:: LISTING ::
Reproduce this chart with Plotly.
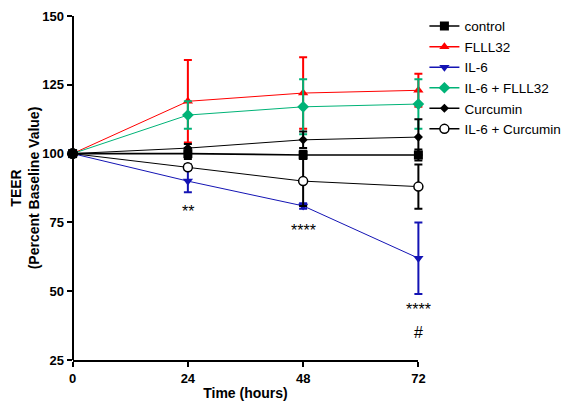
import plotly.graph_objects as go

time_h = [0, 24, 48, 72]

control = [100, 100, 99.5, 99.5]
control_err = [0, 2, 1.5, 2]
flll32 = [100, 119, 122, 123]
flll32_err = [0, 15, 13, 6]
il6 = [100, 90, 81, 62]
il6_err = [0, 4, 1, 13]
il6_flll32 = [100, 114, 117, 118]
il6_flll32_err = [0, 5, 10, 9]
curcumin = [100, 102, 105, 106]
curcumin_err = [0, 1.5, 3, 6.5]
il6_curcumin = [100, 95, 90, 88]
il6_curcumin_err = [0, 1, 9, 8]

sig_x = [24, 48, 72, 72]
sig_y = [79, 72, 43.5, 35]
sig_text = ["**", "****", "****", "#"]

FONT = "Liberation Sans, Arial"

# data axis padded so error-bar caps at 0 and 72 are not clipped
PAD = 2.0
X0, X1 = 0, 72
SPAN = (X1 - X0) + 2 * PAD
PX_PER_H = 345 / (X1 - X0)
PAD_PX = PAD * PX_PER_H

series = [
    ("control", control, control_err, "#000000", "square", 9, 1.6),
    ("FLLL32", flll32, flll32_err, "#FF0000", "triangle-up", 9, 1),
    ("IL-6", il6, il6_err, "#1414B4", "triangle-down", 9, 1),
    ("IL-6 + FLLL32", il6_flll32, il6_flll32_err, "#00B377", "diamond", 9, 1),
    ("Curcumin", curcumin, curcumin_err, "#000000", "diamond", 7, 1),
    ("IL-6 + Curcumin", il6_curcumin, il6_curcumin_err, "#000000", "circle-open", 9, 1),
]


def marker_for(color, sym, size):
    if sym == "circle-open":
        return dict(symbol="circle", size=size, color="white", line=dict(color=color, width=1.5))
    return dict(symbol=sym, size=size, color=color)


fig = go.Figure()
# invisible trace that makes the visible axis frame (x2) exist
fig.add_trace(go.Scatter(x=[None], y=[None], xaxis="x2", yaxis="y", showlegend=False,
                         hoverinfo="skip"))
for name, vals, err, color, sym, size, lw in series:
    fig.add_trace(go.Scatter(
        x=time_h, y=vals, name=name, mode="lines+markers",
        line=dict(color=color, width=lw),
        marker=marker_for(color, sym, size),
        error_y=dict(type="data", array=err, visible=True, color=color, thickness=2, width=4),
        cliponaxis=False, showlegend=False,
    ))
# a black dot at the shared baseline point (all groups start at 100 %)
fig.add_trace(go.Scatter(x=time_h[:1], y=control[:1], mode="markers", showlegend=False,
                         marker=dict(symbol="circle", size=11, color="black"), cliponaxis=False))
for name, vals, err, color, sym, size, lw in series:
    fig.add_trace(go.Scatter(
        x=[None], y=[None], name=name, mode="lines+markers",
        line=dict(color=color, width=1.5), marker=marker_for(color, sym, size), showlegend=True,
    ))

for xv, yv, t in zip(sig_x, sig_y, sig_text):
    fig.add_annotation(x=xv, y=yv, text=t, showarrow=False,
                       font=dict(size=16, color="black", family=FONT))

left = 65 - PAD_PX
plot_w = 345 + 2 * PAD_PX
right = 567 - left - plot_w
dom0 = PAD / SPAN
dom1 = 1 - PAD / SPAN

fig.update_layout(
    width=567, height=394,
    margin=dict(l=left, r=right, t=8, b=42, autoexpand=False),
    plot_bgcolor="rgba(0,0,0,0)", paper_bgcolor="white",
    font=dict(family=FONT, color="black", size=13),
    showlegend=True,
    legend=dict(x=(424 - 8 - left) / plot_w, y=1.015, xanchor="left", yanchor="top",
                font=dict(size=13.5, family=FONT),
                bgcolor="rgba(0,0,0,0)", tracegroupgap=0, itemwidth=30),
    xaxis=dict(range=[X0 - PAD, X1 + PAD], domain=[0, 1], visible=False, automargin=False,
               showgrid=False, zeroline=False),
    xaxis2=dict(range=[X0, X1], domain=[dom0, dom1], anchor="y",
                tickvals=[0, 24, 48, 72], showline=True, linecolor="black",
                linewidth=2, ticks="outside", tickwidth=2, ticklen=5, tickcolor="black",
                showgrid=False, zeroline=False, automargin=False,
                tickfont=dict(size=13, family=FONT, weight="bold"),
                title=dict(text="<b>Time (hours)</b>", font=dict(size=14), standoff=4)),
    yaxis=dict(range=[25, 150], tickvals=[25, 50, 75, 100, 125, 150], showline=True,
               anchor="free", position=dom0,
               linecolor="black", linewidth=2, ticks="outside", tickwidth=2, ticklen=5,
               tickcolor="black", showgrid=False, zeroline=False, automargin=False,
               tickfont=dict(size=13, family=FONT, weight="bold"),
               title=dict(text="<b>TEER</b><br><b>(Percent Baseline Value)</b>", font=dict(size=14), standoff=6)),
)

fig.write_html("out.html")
:::
:: LISTING ::
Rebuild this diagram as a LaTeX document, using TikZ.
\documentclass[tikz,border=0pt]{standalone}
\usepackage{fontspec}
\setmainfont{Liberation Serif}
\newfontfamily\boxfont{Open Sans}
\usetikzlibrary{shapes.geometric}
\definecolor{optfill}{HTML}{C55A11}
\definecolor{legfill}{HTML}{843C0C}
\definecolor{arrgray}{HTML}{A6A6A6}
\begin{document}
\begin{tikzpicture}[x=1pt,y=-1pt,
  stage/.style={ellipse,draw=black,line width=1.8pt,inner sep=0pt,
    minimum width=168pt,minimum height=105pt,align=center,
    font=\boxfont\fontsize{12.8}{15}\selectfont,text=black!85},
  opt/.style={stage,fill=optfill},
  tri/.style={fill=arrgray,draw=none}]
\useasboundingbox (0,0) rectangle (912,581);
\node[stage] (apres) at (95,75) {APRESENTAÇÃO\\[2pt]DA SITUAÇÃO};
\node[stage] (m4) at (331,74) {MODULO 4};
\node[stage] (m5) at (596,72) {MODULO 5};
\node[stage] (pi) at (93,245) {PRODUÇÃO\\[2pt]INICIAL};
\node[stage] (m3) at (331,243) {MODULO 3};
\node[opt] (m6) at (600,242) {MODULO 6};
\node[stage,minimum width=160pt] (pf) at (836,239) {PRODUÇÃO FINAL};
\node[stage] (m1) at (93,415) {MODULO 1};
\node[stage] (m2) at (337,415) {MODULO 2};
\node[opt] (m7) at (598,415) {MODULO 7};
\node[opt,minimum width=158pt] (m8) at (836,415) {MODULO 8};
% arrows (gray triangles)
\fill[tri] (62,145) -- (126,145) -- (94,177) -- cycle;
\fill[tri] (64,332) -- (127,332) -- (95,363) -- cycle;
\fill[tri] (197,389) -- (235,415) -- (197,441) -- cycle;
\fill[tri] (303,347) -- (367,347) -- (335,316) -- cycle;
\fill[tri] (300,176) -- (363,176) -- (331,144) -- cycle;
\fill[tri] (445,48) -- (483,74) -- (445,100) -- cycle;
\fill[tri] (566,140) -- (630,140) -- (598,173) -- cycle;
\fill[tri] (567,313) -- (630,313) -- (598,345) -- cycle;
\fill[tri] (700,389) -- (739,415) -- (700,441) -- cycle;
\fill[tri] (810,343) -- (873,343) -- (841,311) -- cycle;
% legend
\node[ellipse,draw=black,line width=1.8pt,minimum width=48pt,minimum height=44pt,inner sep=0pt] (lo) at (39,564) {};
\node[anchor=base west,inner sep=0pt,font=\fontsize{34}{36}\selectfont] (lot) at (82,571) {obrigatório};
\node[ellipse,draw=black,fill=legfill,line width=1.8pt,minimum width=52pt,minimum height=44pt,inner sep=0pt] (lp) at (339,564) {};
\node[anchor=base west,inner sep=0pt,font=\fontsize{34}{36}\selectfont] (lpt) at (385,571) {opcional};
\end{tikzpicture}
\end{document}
:::
:: LISTING ::
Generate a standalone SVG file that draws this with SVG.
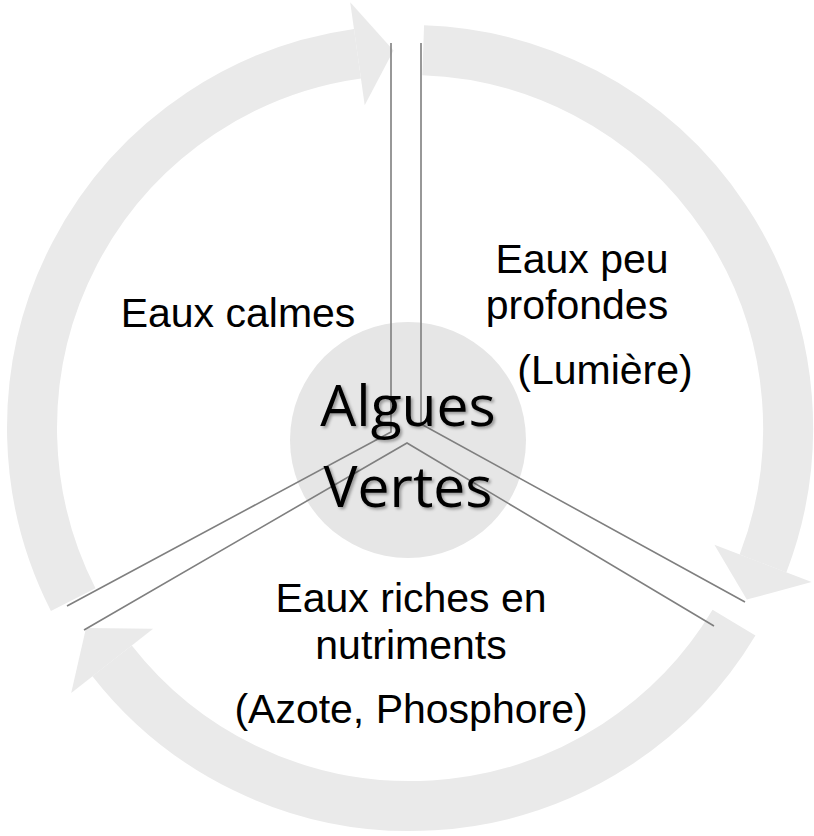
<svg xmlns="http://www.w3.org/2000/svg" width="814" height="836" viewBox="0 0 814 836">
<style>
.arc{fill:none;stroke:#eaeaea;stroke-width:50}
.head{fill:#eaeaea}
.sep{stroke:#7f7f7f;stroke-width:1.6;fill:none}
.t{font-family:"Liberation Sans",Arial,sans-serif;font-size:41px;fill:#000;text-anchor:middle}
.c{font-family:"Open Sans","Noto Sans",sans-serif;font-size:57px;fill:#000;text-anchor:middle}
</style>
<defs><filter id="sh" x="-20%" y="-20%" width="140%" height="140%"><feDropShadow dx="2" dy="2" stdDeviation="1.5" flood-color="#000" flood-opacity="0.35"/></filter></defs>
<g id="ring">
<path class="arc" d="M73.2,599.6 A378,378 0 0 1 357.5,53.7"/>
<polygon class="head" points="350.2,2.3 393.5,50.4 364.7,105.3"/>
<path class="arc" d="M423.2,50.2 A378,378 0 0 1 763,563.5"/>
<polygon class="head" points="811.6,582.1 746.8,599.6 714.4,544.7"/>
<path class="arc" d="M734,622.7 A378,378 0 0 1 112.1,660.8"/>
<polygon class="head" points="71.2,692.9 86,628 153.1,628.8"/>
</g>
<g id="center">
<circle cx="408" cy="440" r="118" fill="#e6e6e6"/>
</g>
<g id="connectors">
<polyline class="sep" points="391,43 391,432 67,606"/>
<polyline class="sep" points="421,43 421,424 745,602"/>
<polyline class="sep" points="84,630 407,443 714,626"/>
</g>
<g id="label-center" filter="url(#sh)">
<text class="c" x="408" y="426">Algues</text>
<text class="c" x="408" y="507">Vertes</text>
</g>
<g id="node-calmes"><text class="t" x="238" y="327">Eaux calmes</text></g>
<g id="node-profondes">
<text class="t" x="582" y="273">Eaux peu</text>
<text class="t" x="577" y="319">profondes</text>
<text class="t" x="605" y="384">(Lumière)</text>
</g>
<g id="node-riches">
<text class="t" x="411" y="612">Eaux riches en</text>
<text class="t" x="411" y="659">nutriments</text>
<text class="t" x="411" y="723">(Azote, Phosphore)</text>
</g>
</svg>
:::
**WHAT THE TASK REQUIRES**
Leaving out the pictures, extract the stretch from the line holding "Reproduce this chart with Plotly." through the line holding "PAD_PX = PAD * PX_PER_H", word for word.

**RESPONSE TO THE EXERCISE**
Reproduce this chart with Plotly.
import plotly.graph_objects as go

time_h = [0, 24, 48, 72]

control = [100, 100, 99.5, 99.5]
control_err = [0, 2, 1.5, 2]
flll32 = [100, 119, 122, 123]
flll32_err = [0, 15, 13, 6]
il6 = [100, 90, 81, 62]
il6_err = [0, 4, 1, 13]
il6_flll32 = [100, 114, 117, 118]
il6_flll32_err = [0, 5, 10, 9]
curcumin = [100, 102, 105, 106]
curcumin_err = [0, 1.5, 3, 6.5]
il6_curcumin = [100, 95, 90, 88]
il6_curcumin_err = [0, 1, 9, 8]

sig_x = [24, 48, 72, 72]
sig_y = [79, 72, 43.5, 35]
sig_text = ["**", "****", "****", "#"]

FONT = "Liberation Sans, Arial"

# data axis padded so error-bar caps at 0 and 72 are not clipped
PAD = 2.0
X0, X1 = 0, 72
SPAN = (X1 - X0) + 2 * PAD
PX_PER_H = 345 / (X1 - X0)
PAD_PX = PAD * PX_PER_H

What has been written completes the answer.